I also believe a deadline is essential to getting Iraq’s neighbors to face up to the realities of the security needs of the region. They all share our interest trying to bring stability to Iraq, and they must play a more active and constructive role in helping the parties reach a political solution and aiding in the reconstruction effort. This deadline will help create the sense of urgency that is necessary to bring about real results.

We cannot turn back the clock and reverse the decisions that brought us to this pass in Iraq and the Middle East. We cannot achieve the kind of clear and simple victory the Administration promised the American people so often even as the conditions in Iraq grew worse and worse. But we can avoid an outright defeat. We can avoid creating the chaos we say we want to avoid. We can avoid a victory for our adversaries by identifying specifically what we can and cannot accomplish in Iraq.

With a new Congress comes a new responsibility: to get this policy right. That starts with preventing the President from going forward with this senseless escalation. And it has to end with finding an exit strategy that preserves our core interests in Iraq, in the region, and throughout the world.

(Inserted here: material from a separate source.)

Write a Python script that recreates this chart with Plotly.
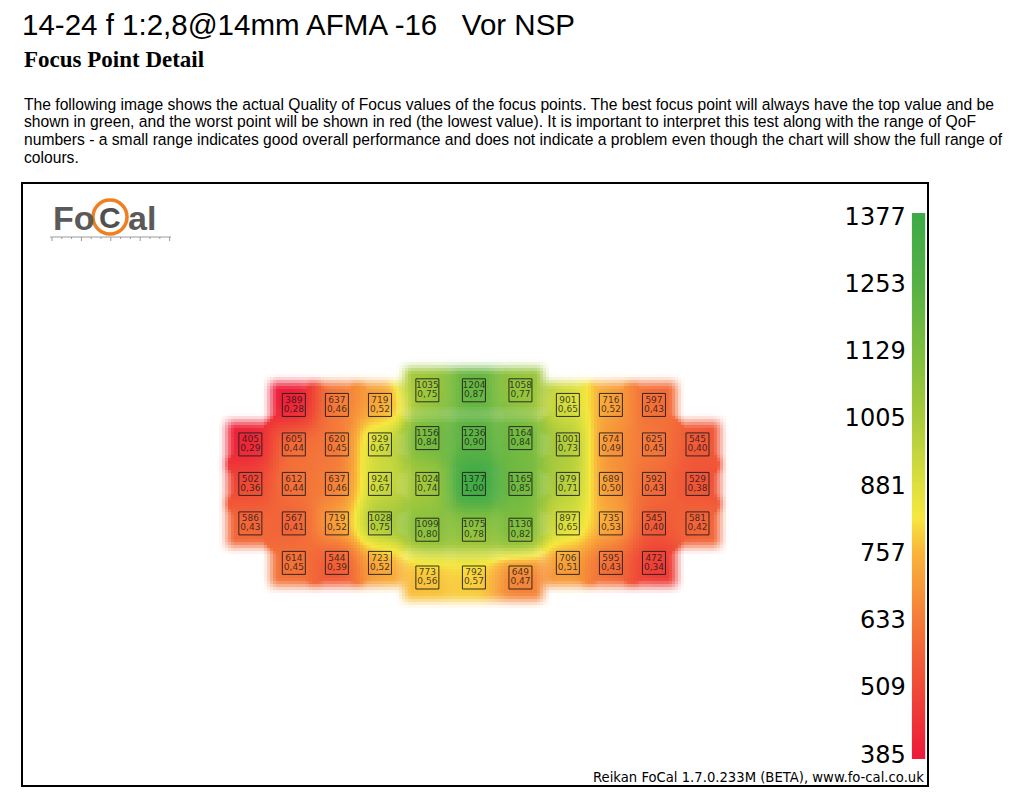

I look forward to having a real debate. I hope we can find that way.

1 Comment

  1. 1
    Probus says:

    This is an excellent speech and this is a practical and doable bill. It is much more comprehensive than the weak non-binding resolution put forth by Sen. Warner and Levin. It is better than the legislation put forth by Sen. Obama which doesn’t even focus on a forceful and lasting push for robust diplomacy. It is certainly better than the plan put for by Sen. Clinton. We are way past the time when we should have a cap on the number of troops. This legislation has teeth and is a sound exit strategy. I look forward to its passage. Sen. Kennedy’s bill is also a good bill. It will stop the escalation dead in its tracks. We definitely need a new war authorization. Our mission in Iraq has changed. The plan put forth by the president is not an exit strategy. It is an escalation.